Guidelines for Organizational Governance
The information provided serves solely as a generalized template for establishing the internal rules of a corporation in a specific legal jurisdiction. It does not replace legal counsel and should not be relied upon as a definitive legal document. Jurisdictional laws and regulations may differ, necessitating modifications to ensure compliance. The responsibility for customizing and reviewing this template lies with the user, and no liability is assumed for errors, omissions, or consequences resulting from its use without professional legal advice.
This sample document illustrates a Delaware Bylaws template. Slight modifications to wording may be necessary to suit specific organizational requirements.

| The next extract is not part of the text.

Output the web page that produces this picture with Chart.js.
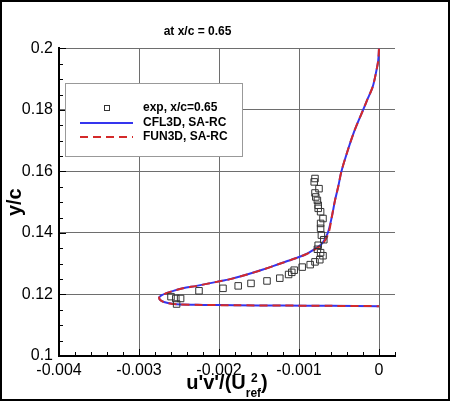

Sample Delaware Bylaws Template
Parties Involved:
Incorporator: ABC Corporation
Address: 456 Business Road, Wilmington, DE 19801
Board Members: John Doe, Jane Smith
Purpose:
This document outlines the bylaws governing the operation of ABC Corporation, a Delaware corporation, including procedures for meetings, voting, and management structure.
Meeting and Voting Procedures:
Meetings shall be held annually, with notices sent at least ten days prior. Quorum shall consist of a majority of Board Members. Decisions shall be made by majority vote unless otherwise specified in these bylaws.
Officers and Duties:
The corporation shall elect a President, Treasurer, and Secretary. Officers shall serve one-year terms, with duties including management oversight, financial responsibilities, and record-keeping.
Amendments:
These bylaws may be amended by a two-thirds majority vote of the Board of Directors during a duly convened meeting.
Additional Provisions:
- Conflict of interest policies shall be adhered to strictly.
- All corporate records shall be maintained in accordance with Delaware law.
- Any other provisions deemed necessary for governance.